In der Kunstsammlung NRW läuft unter dem berühmten Zitat »Jeder Mensch ist ein Künstler« eine der insgesamt zwölf Ausstellungen in NRW, die Joseph Beuys gewidmet sind. Der Mann, dessen Markenzeichen Hut und Anglerweste waren, polarisierte wie kein anderer Künstler. Zu schwer verständlich, zu andersartig war das, was der Zeichner, Bildhauer, Philosoph, Aktionskünstler und politische Aktivist schuf. Dennoch – oder gerade darum – wurde er einer der einflussreichsten und berühmtesten deutschen Künstler des letzten Jahrhunderts, seine Theorie des erweiterten Kunstbegriffes ging in die Kunstgeschichte ein. Ein Dutzend seiner Happenings und Aktionen werden auf Leinwänden und Bildschirmen gezeigt. Erläuternde Bildtafeln und Fotos ergänzen die Aufnahmen, während aus vielen Lautsprechern seine Stimme nebst anderen Geräuschen dringt. Zu sehen ist auch die legendäre Aktion »I like America and America likes me«, bei der er sich 1974 umhüllt von einer dicken Filzdecke und mit Hirtenstab zwei Tage lang in einer New Yorker Galerie mit einem Kojoten einsperren ließ.

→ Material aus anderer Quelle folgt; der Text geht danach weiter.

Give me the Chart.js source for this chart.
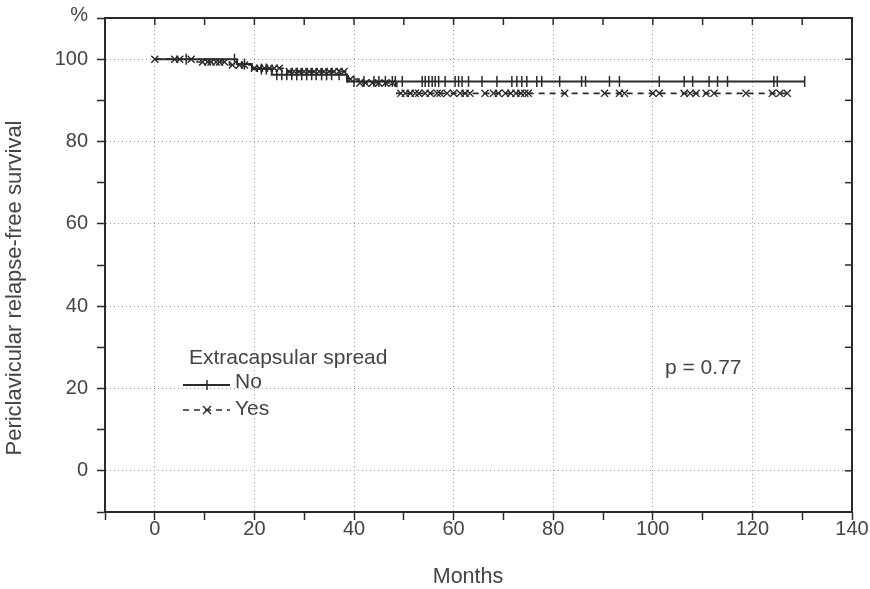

Welche Relevanz Beuys und seine Denkanstöße für die heutige Zeit haben, wird von 34 Künstlern, Theoretikern und Aktivisten reflektiert, die sich indirekt auf ihn beziehen oder untereinander in Dialog treten. Darunter sind der Schriftsteller Michel Houellebecq und die junge Umweltaktivistin Greta Thunberg. Schon 1982 pflanzte Beuys auf der documenta7 in Kassel 7.000 Eichen unter dem Motto: »Stadtverwaldung statt Stadtverwaltung«. Umwelt und Politik – das waren schon vor fast 40 Jahren Themen des Visionärs, der an die schöpferische Kraft eines jeden Individuums und die Heilung der Gesellschaft durch Kunst glaubte.